Under the last of the three specific jurisdiction elements, the following factors must be assessed to determine whether an exercise of specific jurisdiction would be reasonable:

(1) the extent of the defendant's purposeful injection into the forum state's affairs;
(2) the burden on the defendant of defending in the forum;
(3) the extent of conflict with the sovereignty of the defendant’s state;
(4) the forum state’s interest in adjudicating the dispute;
(5) the most efficient judicial resolution of the controversy;
(6) the importance of the forum to the plaintiff's interest in convenient and effective relief; and
(7) the existence of an alternative forum.

Terracom, 49 F.3d at 561; Brainerd, 873 F.2d at 1260 (citing Lake v. Lake, 817 F.2d 1416, 1421-22 (9th Cir.1987)). Because, as set forth hereinafter, the court concludes that the plaintiff has not satisfied the "purposeful availment" standard, the court need not address this element in detail. Suffice it to say, however, that at least five of the foregoing seven factors weigh strongly in CSX's favor.

. Neither party has adduced any evidence identifying the states, other than Alabama, in which CSX does own railroad tracks or operates trains. Thus, the court does not know if CSX owns any tracks or operates any trains in California, Nevada, Utah, or New Mexico, the states contiguous to Arizona. Even if it did, however, the court’s ultimate conclusion in this case probably would be the same, unless, perhaps, if CSX owned or controlled all of the rail lines leading to or from Arizona.

. Moreover, this court has been unable to locate any published decision in which CSX has been sued in Arizona (in either state or federal court).

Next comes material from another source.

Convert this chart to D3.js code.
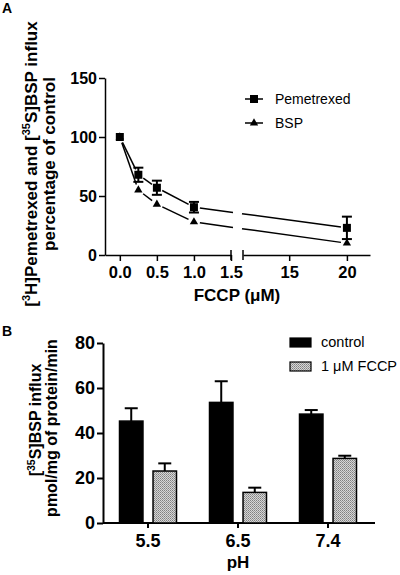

. Plaintiff contends that the filing of a new lawsuit in this forum moots the motion to dismiss. That plainly is not the case. The plaintiff also requests permission to amend her complaint in this case to allege jurisdiction of this court. That request is due to be, and hereby is, DENIED. Plaintiff makes one additional argument — that the filing of the complaint in the new case should be deemed to relate back to the filing of the complaint in this case. This argument is specious. Whether the complaint in the new case is infirm for any reason (e.g., lack of personal jurisdiction over one of the defendant or barred by an applicable statute of limitations period) is a matter to be determined in that case, separate and apart from the court’s resolution of the motion to dismiss in this case.

Amtrak, also a defendant in this case and in plaintiff's newly filed action, has not moved for dismissal of the complaints in either action. On motion of the plaintiff or Amtrak, the court will determine the complaint under which plaintiff will be permitted to proceed against Amtrak.